> YOUR GOAL
Select lines where the word "page" appears.

— BEGIN —

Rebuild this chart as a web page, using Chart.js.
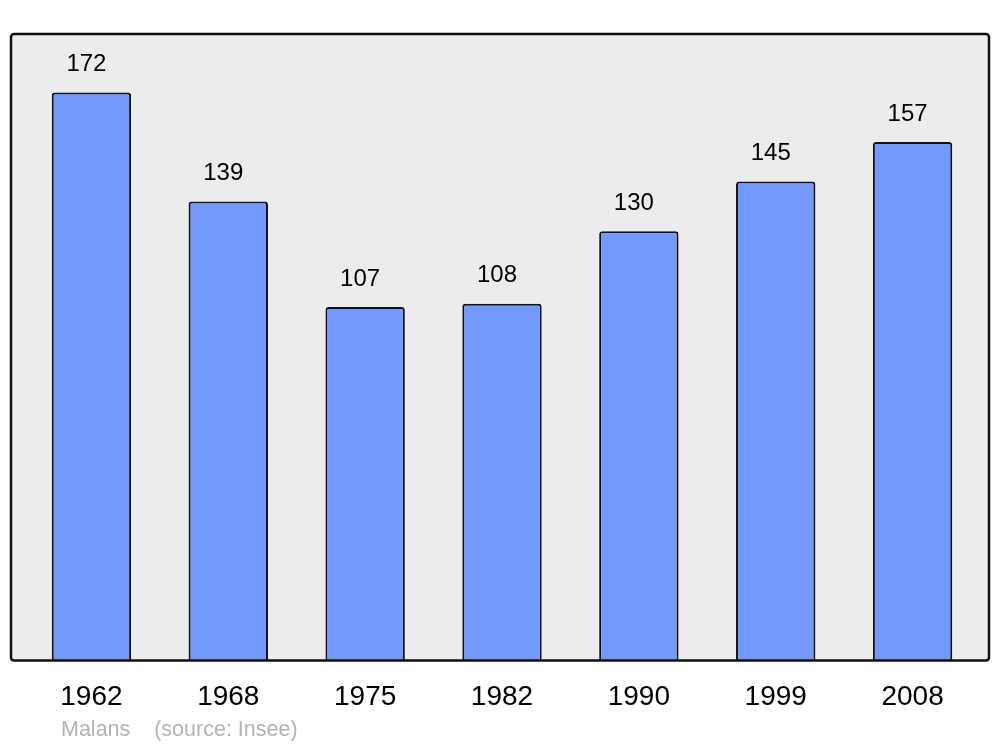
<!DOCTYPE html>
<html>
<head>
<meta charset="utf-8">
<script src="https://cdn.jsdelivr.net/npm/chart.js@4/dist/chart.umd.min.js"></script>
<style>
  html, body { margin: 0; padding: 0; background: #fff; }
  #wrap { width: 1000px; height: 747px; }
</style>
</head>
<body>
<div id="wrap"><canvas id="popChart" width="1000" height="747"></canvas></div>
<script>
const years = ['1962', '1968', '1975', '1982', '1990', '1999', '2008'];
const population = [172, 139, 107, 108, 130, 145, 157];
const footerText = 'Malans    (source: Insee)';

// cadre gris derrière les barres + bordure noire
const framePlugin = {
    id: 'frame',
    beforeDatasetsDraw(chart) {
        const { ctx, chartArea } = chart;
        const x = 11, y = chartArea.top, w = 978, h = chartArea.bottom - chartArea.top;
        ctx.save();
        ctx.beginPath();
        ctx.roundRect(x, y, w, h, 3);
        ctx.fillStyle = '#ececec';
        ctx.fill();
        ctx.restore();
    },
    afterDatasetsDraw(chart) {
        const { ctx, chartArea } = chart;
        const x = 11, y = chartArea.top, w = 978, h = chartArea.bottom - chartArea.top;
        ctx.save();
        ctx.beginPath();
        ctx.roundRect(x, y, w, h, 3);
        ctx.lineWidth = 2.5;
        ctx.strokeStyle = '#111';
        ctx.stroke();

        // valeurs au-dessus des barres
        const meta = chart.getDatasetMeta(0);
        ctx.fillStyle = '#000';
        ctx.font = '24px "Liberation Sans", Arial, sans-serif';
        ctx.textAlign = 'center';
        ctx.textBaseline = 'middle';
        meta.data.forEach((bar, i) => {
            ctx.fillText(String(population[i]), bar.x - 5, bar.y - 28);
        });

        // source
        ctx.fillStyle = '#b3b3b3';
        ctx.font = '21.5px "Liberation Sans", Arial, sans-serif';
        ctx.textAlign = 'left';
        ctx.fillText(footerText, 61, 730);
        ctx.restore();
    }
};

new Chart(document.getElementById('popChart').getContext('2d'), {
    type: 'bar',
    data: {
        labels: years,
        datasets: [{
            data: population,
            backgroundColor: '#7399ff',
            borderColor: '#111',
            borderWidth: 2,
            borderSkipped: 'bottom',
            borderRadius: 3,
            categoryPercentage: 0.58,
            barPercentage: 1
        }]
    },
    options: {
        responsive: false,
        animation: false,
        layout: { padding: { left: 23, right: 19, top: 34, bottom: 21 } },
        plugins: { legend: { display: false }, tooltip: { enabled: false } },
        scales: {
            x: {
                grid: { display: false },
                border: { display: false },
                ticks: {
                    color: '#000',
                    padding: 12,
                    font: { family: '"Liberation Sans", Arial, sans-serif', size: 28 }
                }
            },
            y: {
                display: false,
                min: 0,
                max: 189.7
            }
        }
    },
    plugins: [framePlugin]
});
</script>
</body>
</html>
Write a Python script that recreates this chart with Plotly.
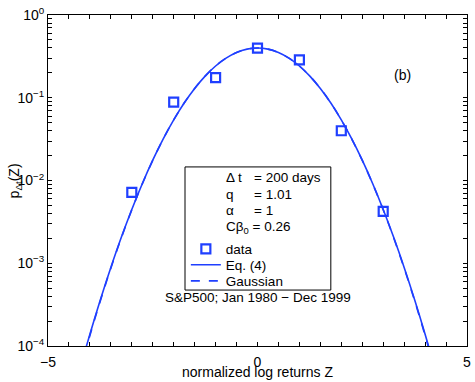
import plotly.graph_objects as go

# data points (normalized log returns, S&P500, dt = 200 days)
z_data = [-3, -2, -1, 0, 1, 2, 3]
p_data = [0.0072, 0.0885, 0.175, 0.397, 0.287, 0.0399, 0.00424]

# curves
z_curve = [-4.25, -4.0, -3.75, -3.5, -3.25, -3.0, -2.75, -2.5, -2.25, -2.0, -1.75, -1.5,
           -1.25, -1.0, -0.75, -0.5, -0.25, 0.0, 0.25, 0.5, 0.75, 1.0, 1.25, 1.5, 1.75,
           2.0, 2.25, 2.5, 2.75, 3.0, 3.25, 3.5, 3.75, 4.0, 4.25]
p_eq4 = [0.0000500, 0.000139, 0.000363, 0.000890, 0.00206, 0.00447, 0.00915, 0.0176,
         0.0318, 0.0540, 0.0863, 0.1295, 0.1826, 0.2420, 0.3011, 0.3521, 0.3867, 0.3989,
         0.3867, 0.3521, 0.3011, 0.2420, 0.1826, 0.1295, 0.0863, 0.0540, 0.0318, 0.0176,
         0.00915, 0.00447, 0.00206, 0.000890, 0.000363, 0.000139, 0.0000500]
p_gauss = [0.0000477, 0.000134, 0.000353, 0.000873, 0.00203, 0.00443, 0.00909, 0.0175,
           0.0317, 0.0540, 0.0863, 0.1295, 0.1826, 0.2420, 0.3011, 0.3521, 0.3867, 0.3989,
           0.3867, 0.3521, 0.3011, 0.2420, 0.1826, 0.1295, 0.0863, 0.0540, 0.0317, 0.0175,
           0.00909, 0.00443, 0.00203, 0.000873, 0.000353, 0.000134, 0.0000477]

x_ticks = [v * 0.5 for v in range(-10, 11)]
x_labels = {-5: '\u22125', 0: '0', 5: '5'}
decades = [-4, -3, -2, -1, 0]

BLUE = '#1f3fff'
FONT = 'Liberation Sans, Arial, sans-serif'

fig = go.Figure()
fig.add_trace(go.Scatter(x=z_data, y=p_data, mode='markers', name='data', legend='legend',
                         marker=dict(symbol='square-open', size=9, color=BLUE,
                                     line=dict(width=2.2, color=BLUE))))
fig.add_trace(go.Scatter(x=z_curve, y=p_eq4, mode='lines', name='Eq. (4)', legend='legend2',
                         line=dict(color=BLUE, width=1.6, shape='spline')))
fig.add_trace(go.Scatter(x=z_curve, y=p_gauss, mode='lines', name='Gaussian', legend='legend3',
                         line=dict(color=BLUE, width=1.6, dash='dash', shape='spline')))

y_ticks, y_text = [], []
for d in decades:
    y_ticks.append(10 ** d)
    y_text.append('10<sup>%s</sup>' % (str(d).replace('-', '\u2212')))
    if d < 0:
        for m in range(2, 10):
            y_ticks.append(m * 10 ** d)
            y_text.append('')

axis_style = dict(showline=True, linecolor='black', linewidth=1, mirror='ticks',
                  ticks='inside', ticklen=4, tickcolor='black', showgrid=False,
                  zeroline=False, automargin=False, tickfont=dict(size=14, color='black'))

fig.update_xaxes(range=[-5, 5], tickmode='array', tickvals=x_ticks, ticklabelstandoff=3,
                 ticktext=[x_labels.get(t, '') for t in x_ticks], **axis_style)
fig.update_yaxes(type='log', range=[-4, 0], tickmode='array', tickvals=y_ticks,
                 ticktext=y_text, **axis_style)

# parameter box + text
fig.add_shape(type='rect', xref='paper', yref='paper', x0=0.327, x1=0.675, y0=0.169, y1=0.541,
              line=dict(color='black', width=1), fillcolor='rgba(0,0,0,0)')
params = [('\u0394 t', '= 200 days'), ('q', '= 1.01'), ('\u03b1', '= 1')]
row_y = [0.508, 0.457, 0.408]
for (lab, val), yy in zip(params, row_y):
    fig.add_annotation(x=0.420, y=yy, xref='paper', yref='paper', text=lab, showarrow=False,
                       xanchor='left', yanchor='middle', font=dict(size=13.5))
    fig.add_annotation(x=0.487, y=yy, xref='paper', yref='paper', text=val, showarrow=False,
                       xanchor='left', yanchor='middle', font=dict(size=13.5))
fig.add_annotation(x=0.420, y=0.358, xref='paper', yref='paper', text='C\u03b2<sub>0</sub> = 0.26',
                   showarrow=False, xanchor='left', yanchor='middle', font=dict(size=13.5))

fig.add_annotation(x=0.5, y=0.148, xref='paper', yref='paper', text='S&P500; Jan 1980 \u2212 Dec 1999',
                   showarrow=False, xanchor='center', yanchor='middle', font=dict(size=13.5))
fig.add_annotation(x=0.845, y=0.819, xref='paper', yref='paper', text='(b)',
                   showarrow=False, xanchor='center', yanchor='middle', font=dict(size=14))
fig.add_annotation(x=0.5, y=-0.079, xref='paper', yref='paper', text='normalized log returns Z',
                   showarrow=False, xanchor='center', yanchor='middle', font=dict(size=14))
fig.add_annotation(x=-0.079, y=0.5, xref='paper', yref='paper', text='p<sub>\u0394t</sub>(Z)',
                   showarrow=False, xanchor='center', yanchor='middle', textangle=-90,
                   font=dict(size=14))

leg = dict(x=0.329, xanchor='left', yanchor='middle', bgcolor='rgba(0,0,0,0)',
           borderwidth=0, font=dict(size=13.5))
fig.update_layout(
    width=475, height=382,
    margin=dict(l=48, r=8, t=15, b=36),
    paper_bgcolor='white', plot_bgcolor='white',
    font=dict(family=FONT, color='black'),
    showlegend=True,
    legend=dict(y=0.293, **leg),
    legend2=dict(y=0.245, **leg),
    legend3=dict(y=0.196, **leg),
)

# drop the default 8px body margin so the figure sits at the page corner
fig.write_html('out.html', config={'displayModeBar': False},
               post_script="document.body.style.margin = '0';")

— END —

> SOLUTION FOR THIS PROBLEM
Rebuild this chart as a web page, using Chart.js.
# drop the default 8px body margin so the figure sits at the page corner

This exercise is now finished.